Magnetic properties of stuffed copper chromium tellurides Cu1+xCr2+yTe4 (x=0–1, y<0.3)

We present a detail study of the effect of excess metal atoms on the magnetic properties of Cu1+xCr2+yTe4 at 2–400 K. With the increase in x=0–1 and y<0.3, these compounds retain metallic behavior, while ferromagnetic ordering temperature reduces from 325 to 160 K. Our low field susceptibility χac measurements reveal a second transition on cooling below the ferromagnetic ordering; the transition at around 160–180 K intensifies with the excess amount of copper and chromium atoms.
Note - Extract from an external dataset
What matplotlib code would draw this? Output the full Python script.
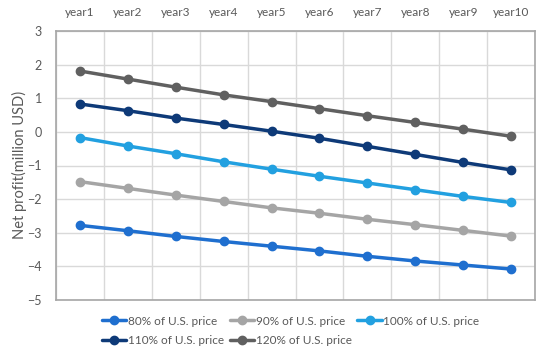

The value of spontaneous magnetization at 2 K remains between 2.6 and 2.9μB across all the compositions and it reduces with temperature as M(T)∼A0T3/2+A1T5/2, as expected for the excitation of Bloch's spin waves in a model of the Heisenberg ferromagnet. Our terminal composition Cu1.9Cr2.25Te4 showed only second transition at 160 K with short range magnetic order much above the transition temperature and in the absence of the specific heat jump at this temperature. The magnetic properties are explained as a result of random magnetic anisotropy in the excess-metal compositions induced by the interstitial atomic defects in their parent spinel structure. The large stuffing of cations has been made possible in the telluride compounds because of the large size of tellurium and also by the covalent bonding that stabilizes the defect structure.

► Magnetization measurement of ferromagnetic Cu1+xCr2+yTe4, x=0–1 at 2–400 K. ► Reduction of TC with no significant changes in the magnetization by the stuffing. ► A broad bump in CP around the magnetic transition in the stuffed composition Cu1.9Cr2.2Te4. ► Extensive short range ordering in its paramagnetic phase. ► Analysis of T3/2-dependence of M(T) and Cp(T) using Bloch's theory of spin-wave.